A tender, beautifully written memoir that captures love, loss, and identity with wit, warmth, and unforgettable emotional resonance.

C O Moed’s It Was Her New York is a heartfelt, humorous, and visually rich memoir that captures the complex intersections of identity, memory, and place. Through a series of deeply personal essays and evocative full-colour snapshots, Moed documents her journey as caregiver to her mother, Florence—a once-brilliant Juilliard-trained pianist now slipping into dementia—against the backdrop of a rapidly changing Lower East Side.

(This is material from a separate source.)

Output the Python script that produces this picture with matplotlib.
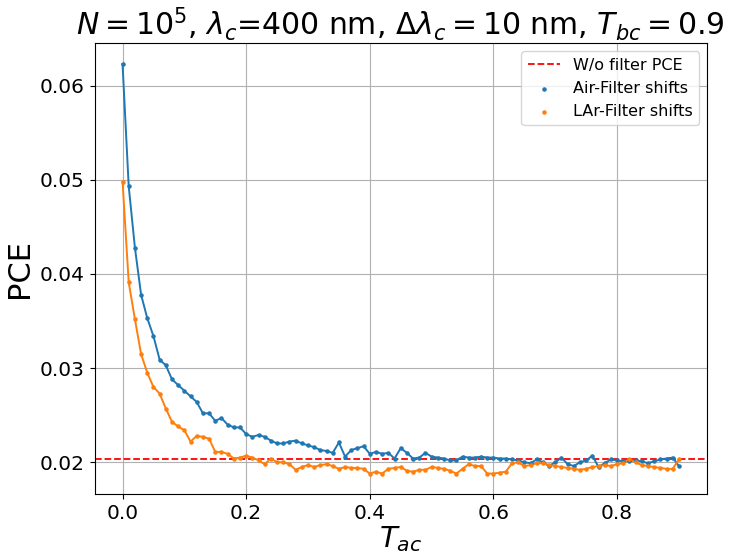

The book pulses with the texture of lived experience: the bittersweet tenderness of mother-daughter relationships, the quiet grief of watching a loved one fade, and the intimate recollections of a city that no longer exists as it once did. Yet, alongside the loss, there is also discovery—of love suppressed, of hidden queerness, and of the enduring spirit of old lesbians navigating a city that forgets them.

Moed’s prose is sharp yet lyrical, tinged with wit, sorrow, and deep affection. The inclusion of candid photographs enriches the narrative, grounding its emotional depth in a tangible sense of time and place. It’s a love letter not only to Florence, but to an entire generation and a vanishing New York.

Winner of multiple awards, It Was Her New York is more than a memoir—it’s a mosaic of resilience, grief, laughter, and fierce devotion. Readers who’ve faced the loss of a parent, the erosion of a familiar neighbourhood, or the complexities of queer identity will find something raw, honest, and profoundly moving in these pages. A quiet triumph of memory and meaning.